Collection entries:
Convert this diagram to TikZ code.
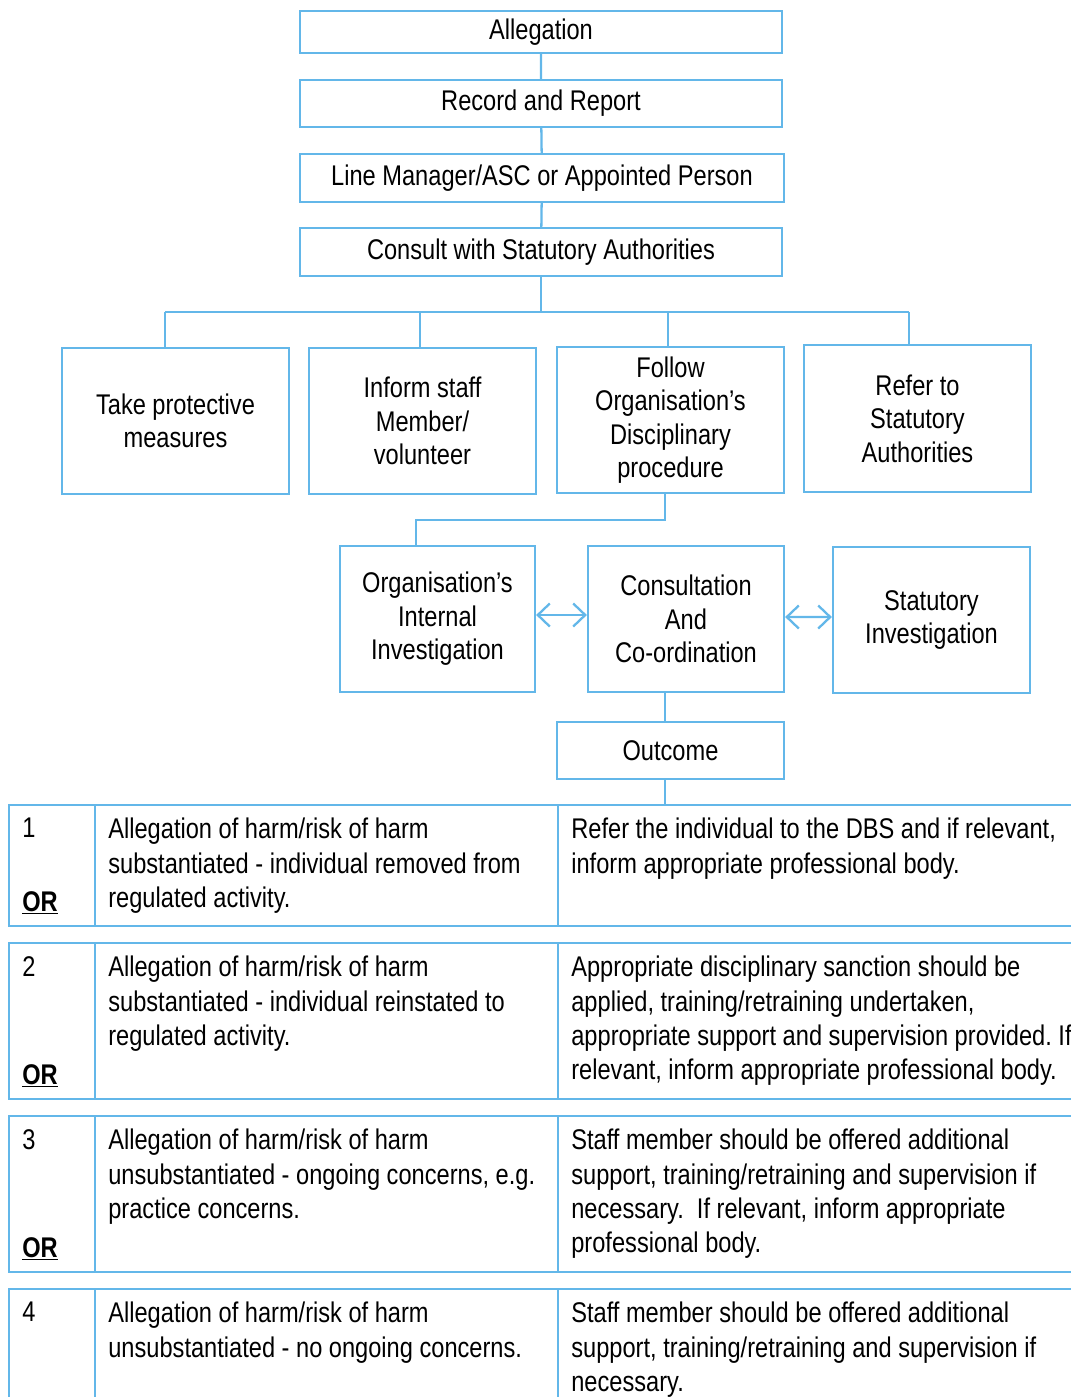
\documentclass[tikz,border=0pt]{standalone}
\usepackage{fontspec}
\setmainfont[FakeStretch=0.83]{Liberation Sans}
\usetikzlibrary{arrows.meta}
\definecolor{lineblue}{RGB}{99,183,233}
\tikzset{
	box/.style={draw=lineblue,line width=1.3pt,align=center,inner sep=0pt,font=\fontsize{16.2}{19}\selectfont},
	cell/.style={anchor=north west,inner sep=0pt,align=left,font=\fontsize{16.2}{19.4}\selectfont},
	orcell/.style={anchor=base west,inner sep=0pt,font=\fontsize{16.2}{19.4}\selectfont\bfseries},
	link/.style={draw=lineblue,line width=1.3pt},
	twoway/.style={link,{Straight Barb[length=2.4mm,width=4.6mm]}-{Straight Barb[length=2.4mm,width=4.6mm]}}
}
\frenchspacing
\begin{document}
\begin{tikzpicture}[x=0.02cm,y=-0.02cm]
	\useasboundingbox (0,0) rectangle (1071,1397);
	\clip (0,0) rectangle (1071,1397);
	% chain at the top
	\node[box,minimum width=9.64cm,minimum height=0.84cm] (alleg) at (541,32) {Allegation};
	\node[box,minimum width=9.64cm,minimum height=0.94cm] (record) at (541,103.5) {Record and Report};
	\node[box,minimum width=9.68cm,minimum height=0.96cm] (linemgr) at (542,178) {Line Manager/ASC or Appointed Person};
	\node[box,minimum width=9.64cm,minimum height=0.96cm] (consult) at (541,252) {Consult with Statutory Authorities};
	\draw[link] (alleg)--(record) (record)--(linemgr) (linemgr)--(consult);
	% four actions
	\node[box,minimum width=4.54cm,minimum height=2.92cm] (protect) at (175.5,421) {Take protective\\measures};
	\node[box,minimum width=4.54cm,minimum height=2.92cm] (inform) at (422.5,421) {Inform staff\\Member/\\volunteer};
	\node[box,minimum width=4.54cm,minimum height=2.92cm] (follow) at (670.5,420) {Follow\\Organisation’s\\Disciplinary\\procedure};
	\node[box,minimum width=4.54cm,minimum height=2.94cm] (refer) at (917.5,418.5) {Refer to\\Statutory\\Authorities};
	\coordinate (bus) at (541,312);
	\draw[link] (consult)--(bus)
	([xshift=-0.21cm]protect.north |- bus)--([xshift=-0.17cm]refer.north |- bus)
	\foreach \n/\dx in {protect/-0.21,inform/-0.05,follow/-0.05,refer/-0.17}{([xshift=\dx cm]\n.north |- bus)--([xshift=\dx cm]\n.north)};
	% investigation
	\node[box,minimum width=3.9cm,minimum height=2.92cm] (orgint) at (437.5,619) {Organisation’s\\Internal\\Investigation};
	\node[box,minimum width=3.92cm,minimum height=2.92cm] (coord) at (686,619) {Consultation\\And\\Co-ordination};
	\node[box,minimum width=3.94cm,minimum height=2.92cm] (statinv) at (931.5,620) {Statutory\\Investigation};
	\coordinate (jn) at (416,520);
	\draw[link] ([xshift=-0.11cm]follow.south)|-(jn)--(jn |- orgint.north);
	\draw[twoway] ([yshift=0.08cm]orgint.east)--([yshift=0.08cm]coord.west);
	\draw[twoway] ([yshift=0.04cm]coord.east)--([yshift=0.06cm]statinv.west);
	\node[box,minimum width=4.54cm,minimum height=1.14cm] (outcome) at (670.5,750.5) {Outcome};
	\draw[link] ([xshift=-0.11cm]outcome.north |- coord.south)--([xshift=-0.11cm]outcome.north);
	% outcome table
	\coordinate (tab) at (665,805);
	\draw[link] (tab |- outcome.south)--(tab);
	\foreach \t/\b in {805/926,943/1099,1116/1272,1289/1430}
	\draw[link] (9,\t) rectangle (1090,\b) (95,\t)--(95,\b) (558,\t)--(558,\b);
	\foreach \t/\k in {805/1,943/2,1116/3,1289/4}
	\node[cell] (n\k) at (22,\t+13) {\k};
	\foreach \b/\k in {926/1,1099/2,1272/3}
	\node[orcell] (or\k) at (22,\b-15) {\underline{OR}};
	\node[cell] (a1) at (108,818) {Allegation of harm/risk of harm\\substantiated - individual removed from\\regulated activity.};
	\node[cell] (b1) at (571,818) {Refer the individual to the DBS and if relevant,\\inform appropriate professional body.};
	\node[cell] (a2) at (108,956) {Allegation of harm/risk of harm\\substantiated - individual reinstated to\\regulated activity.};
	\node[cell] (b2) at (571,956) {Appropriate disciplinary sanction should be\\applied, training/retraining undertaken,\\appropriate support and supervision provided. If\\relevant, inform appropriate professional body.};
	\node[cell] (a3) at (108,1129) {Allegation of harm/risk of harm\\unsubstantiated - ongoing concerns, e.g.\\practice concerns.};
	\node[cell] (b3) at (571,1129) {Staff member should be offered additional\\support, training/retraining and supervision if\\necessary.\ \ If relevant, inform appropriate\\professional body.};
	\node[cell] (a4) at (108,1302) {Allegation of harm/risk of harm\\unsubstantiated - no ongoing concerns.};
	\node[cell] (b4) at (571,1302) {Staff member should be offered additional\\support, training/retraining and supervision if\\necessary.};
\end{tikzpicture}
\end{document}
==
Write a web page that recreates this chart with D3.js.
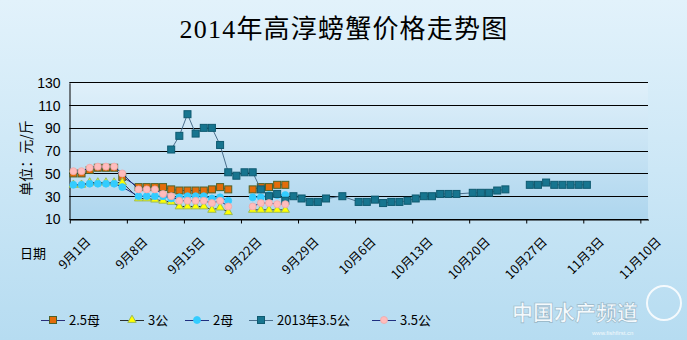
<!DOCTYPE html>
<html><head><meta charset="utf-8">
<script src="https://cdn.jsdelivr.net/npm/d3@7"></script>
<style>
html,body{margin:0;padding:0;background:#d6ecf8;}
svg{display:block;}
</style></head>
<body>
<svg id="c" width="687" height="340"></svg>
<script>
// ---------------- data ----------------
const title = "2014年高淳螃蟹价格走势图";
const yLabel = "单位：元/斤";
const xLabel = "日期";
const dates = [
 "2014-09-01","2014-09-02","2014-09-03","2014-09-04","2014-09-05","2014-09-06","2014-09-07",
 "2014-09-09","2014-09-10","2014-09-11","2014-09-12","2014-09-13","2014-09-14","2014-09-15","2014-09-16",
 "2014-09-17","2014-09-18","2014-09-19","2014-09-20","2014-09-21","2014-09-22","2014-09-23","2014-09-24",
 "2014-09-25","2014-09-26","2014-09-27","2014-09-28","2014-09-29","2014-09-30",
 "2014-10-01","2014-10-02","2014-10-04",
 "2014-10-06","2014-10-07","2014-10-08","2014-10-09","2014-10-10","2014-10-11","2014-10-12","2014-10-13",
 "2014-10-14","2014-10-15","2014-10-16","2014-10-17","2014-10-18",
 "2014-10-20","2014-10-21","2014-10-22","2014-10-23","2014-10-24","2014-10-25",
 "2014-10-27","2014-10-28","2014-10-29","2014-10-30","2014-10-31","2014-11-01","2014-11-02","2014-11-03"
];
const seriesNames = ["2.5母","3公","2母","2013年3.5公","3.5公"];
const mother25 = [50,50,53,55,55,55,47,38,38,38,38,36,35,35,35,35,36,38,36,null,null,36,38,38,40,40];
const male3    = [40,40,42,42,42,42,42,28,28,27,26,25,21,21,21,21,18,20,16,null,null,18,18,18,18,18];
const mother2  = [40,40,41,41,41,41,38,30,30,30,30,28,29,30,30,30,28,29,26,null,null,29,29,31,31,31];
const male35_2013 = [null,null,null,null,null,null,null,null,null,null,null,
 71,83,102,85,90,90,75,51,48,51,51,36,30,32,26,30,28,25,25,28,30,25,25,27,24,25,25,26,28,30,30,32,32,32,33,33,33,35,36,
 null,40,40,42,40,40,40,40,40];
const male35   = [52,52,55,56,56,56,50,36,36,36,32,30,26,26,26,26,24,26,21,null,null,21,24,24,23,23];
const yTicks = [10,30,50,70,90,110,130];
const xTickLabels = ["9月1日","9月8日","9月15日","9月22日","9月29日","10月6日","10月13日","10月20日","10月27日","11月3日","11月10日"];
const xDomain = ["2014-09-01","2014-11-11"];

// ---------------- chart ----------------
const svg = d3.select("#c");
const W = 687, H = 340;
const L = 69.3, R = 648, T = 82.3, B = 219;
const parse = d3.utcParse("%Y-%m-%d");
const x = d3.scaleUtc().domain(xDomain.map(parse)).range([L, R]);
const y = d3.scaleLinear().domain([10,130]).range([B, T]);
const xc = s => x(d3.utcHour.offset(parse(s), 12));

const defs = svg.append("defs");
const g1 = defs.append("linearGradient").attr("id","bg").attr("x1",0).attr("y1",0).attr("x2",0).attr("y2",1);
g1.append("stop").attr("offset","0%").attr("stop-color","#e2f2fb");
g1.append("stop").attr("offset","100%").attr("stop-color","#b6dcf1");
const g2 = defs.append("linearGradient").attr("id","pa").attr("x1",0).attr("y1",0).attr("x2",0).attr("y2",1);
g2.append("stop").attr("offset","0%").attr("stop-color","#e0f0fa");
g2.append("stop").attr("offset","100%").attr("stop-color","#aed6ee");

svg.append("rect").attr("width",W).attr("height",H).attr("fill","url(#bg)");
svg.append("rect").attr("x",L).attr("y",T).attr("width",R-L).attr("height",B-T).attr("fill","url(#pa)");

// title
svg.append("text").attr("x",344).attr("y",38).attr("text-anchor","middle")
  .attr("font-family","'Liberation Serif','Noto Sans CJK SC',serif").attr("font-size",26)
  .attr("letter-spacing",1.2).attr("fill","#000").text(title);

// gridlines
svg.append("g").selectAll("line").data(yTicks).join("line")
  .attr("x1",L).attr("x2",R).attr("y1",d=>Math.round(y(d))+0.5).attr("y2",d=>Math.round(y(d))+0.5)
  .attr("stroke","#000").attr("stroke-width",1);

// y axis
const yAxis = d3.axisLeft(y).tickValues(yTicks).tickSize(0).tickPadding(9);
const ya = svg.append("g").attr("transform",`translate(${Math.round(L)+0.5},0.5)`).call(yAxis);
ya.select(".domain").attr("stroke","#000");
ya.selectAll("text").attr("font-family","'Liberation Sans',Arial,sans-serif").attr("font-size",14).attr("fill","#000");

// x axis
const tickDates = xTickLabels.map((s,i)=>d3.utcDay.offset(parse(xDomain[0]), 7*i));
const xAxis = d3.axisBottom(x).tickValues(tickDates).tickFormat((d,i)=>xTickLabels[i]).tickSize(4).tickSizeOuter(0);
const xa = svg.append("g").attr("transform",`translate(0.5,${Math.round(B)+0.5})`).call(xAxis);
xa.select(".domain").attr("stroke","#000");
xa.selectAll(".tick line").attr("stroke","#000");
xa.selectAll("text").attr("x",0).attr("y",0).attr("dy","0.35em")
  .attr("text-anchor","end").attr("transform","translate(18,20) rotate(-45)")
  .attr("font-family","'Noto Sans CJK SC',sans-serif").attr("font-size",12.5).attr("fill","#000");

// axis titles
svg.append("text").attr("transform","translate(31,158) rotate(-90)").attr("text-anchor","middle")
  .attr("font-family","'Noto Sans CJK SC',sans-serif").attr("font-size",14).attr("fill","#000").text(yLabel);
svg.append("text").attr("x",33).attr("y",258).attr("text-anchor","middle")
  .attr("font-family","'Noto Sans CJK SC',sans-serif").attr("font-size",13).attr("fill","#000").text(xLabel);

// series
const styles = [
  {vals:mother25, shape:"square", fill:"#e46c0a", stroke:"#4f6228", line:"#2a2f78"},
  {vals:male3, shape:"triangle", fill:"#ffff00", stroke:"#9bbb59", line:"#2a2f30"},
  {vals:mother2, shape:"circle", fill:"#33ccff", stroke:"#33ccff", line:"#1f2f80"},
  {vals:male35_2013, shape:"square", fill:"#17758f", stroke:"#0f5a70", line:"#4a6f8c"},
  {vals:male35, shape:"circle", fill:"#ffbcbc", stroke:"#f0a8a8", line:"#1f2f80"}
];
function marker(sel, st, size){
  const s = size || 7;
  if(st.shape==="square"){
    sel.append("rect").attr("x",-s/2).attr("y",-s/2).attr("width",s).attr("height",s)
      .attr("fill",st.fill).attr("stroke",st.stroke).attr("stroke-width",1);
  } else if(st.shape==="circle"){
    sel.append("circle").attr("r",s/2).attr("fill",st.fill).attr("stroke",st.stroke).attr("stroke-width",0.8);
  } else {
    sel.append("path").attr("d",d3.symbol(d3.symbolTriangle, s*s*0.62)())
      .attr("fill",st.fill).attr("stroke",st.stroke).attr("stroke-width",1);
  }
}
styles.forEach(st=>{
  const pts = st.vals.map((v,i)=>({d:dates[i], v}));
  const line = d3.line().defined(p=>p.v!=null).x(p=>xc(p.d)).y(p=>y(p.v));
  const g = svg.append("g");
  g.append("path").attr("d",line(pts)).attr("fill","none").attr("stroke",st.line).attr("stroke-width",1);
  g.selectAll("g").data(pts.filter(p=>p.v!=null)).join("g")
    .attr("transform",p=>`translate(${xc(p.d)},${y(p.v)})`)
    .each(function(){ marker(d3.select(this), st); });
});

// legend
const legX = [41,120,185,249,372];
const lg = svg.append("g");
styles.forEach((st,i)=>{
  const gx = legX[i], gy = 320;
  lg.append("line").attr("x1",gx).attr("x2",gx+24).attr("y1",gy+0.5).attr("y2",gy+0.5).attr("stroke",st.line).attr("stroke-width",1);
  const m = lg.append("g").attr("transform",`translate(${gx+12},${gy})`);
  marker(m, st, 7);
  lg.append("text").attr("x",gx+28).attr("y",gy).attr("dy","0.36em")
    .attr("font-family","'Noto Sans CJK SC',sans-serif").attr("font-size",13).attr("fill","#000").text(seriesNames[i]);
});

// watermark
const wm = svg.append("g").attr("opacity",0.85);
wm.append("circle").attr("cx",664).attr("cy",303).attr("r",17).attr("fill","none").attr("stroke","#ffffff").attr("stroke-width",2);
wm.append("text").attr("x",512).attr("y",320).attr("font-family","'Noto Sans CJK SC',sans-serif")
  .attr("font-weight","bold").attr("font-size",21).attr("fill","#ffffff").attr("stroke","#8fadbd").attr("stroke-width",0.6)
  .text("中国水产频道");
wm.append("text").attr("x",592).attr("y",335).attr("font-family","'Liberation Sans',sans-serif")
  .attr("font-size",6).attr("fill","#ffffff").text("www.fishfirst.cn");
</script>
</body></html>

Exercise prompt
Select, from the listing, all lines that include the word "with".

Written solution
	\node[box,minimum width=9.64cm,minimum height=0.96cm] (consult) at (541,252) {Consult with Statutory Authorities};
Write a web page that recreates this chart with D3.js.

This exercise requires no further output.